Rivals chipping away at Google's dominance range from small startups like Vivisimo Inc. - with ambitions that echo Google's - to tech titans like Yahoo Inc. and Microsoft Corp., which have been beefing up search features on their popular Internet portals.

"Google came out of nowhere and it's entirely possible that the next big competitor could come out of nowhere, too," said Tara Calishain, co-author of Google Hacks and author of the soon-to-be-released Web Search Garage.

Calishain cited how former leading search engines have faltered or gotten swallowed by larger rivals. One-time search engine heavyweight AltaVista, for instance, struggled against Google's rising star and has since shifted through several owners, its latest being Yahoo.

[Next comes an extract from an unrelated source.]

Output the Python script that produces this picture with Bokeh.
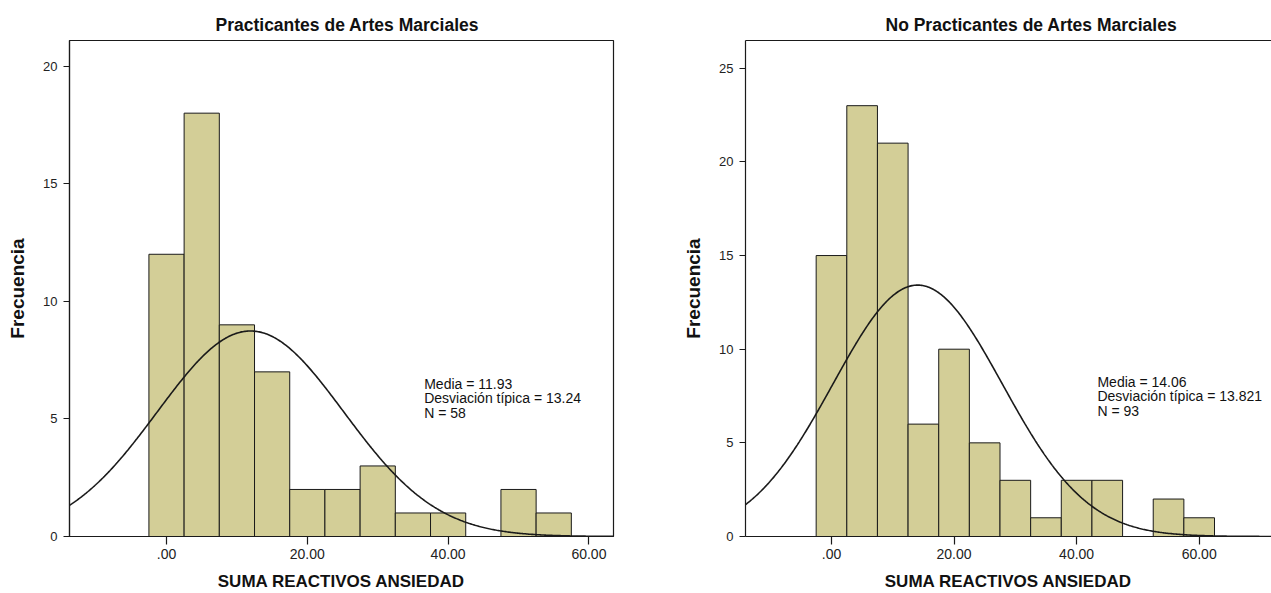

Google's founders, Larry Page and Sergey Brin, started the company in 1998 and the scrappy startup has since become synonymous with Internet search.

Google's success - the ability to profit handsomely from unobtrusive text ads linked to searches as well as its right-on-the-mark bet that people needed a good way to cull the vast amounts of information floating on the Internet - has proven to others, including Yahoo and Microsoft, that the business of search is indeed viable.

And now Google's new status as a publicly traded company "highlights that good information-retrieval technology is important in the economy and the marketplace," said Raul Valdez-Perez, a computer scientist at Carnegie Mellon University and founder and chief executive of Vivisimo, a Google competitor.

The Google formula, for now, has worked and been mimicked by competitors, but Google as well as its competitors have yet to harness all the information that is available on Internet.

"I think Google does well with going after the masses, but they don't do well with specialized information," said Nancy Blachman, author of the online Google Guide tutorial and wife of a Google engineer.

"Nothing is guaranteed," Calishain said. "Google's technology is tremendous, but that doesn't protect them from challenges."